Melalui karya Fajar Kunting, ”Sit-Seat-Shit”, terbayang kekhawatiran kita tentang selalu adanya korban dari sebuah hajatan politik yang tak lebih dari perebutan kursi kekuasaan itu.
Praktik seni
Sudjud Dartanto, kurator pameran Manifesto 6.0 lainnya, mengatakan, sebanyak 61 perupa memiliki praktik seni yang multipolar. Multipolar dapat diartikan sebagai ragam kutub.
”Ini pembacaan praktik seni dari generasi yang terlahir di sekitar tahun 1980-an dan hidup ketika reformasi 1998 berlangsung,” kata Sudjud.
Peristiwa reformasi 1998 merupakan momentum pilihan untuk menentukan arah masa depan bangsa. Peristiwa itu pun memunculkan suatu pengalaman estetis baru. Seperti peristiwa politik tahun 1965, memunculkan pemikiran baru dan praktik seni yang berbeda. Begitu pula, pascareformasi 1998 memunculkan pemikiran-pemikiran baru dan praktik seni baru.
Kurator lain pada pameran ini adalah Citra Smara Dewi dan Teguh Margono. Tim kurator memutuskan tidak membuat tesis atau hipotesis atas pemikiran baru dan praktik seni baru pascareformasi 1998.
Para kurator itu hanya merumuskan, praktik seni pascareformasi 1998 yang bersifat multipolar ini lahir dari berbagai narasi. Inilah yang memunculkan ragam keunikan pengalaman, tidak hanya terhubung dengan perubahan sosial budaya. Akan tetapi, dunia seni rupa dalam dua dekade terakhir cukup menonjolkan perubahan lingkungan media dan teknologinya.
Bayu Genia menuturkan, karya 61 perupa dengan multipolar itu kemudian dibagi menjadi enam kluster. Kluster-kluster itu meliputi spiritualitas, keseharian dan kultur populer, kritik seni, sejarah, sosial politik, serta seni media dan teknologi.

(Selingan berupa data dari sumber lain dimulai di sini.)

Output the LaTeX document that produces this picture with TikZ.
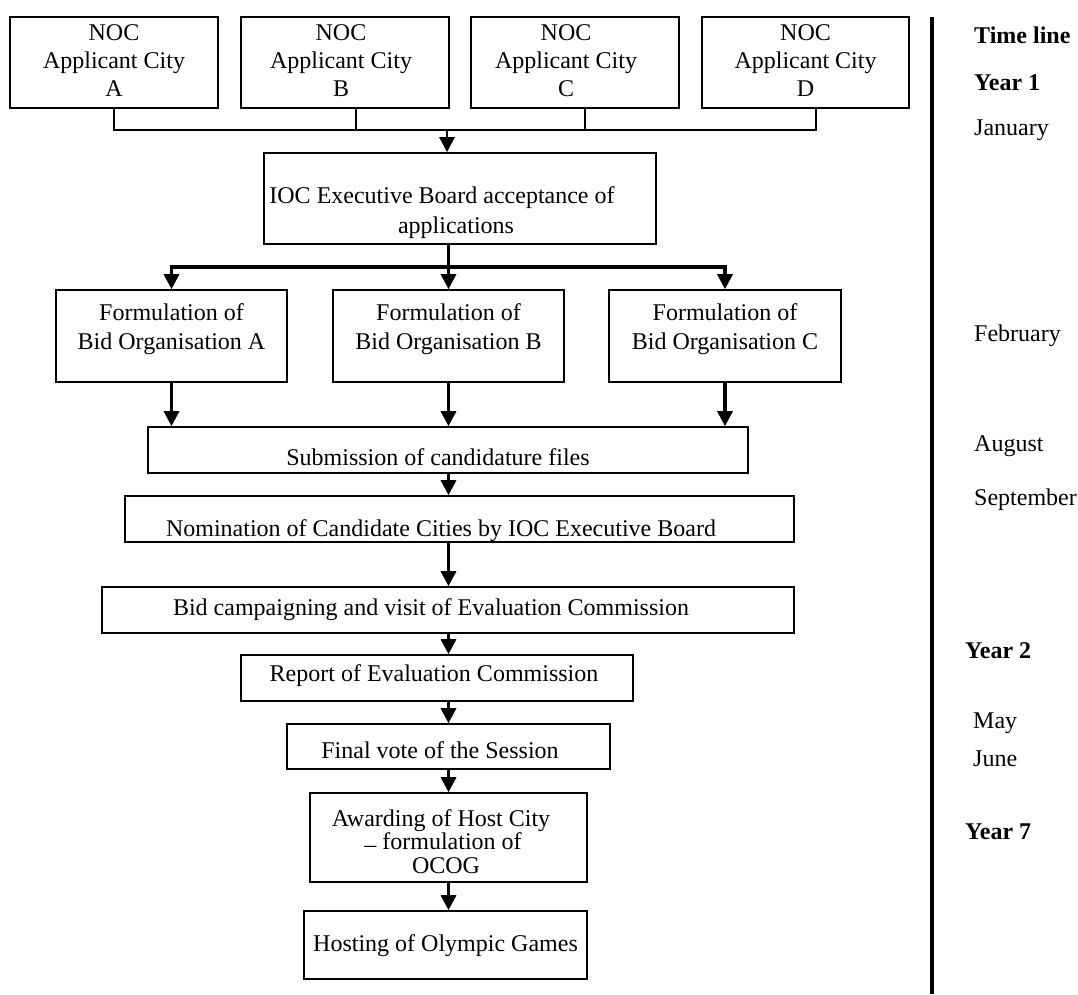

Perupa Made Wiguna Valasara menghadirkan karya seni rupa dengan teknologi embos, teknik menampilkan atau menenggelamkan tekstur. Karyanya diberi judul ”Interpreting Caravaggio”, 200 sentimeter x 260 sentimeter.
Anyaman video
Karya yang disebut sebagai anyaman video ditampilkan perupa Patriot Mukmin. Dua figur dalam video ditumpuk dalam satu layar. Karya itu diberi judul ”Titik Silang Kuasa”.
Adapun I Wayan Upadana menampilkan sebuah layar video kecil di tubuh patungnya. Karya itu diberi judul ”Process #1”. Patungnya berbentuk seorang laki-laki duduk bersila mengambil sikap beryoga.
Dimensi keseharian dihadirkan perupa Farid Stevy Asta dalam karyanya yang diberi judul ”Hore” (2017). Pada sebuah papan hitam, Farid menampilkan deretan tulisan ”Pay the Bill” yang diawali dengan tulisan ”Born” dan diakhiri tulisan ”Die” dan ”Hore!”.
Sebuah senapan berdawai gitar ada di ruang yang berisikan daster-daster putih. Inilah karya perupa Rudy Atjeh D dengan judul karya ”Jauh di Hati Dekat di Mata” (2017). Rudy mengubah bentuk gitar elektriknya mirip sebuah senapan. Ada sensor suaranya sehingga senapan itu tak ubahnya sebagai gitar elektrik.
Sebagian besar lainnya mengambil bentuk rupa karya lukisan. Namun, keragaman narasi dan temanya mengandung keunikan tersendiri.
Perupa Prihatmoko Moki membuat gambar dengan teknik cetak saring yang diberi judul ”Soekarno Kehilangan Lukisan” (2016). Adapun Perupa Desrat Fianda menampilkan karya ”Malin Kundang Story-The Meeting #2” (2017). Sementara ”Union of Hearts” (2018) ditampilkan Miranti Minggar (2018). Karya ini berupa gambar seorang ibu membopong bayi dan seekor kambingnya.
Pameran Manifesto 6.0 memang memiliki keragaman narasi dan teknik penyajian. Seperti dinyatakan tim kurator pameran ini, keberagaman karya seni rupa dalam Manifesto 6.0 yang multipolar itu tidak dapat dikerucutkan untuk melahirkan tesis atau hipotesis baru.
Inilah jejak rupa pascareformasi 1998. Jejak keberagaman.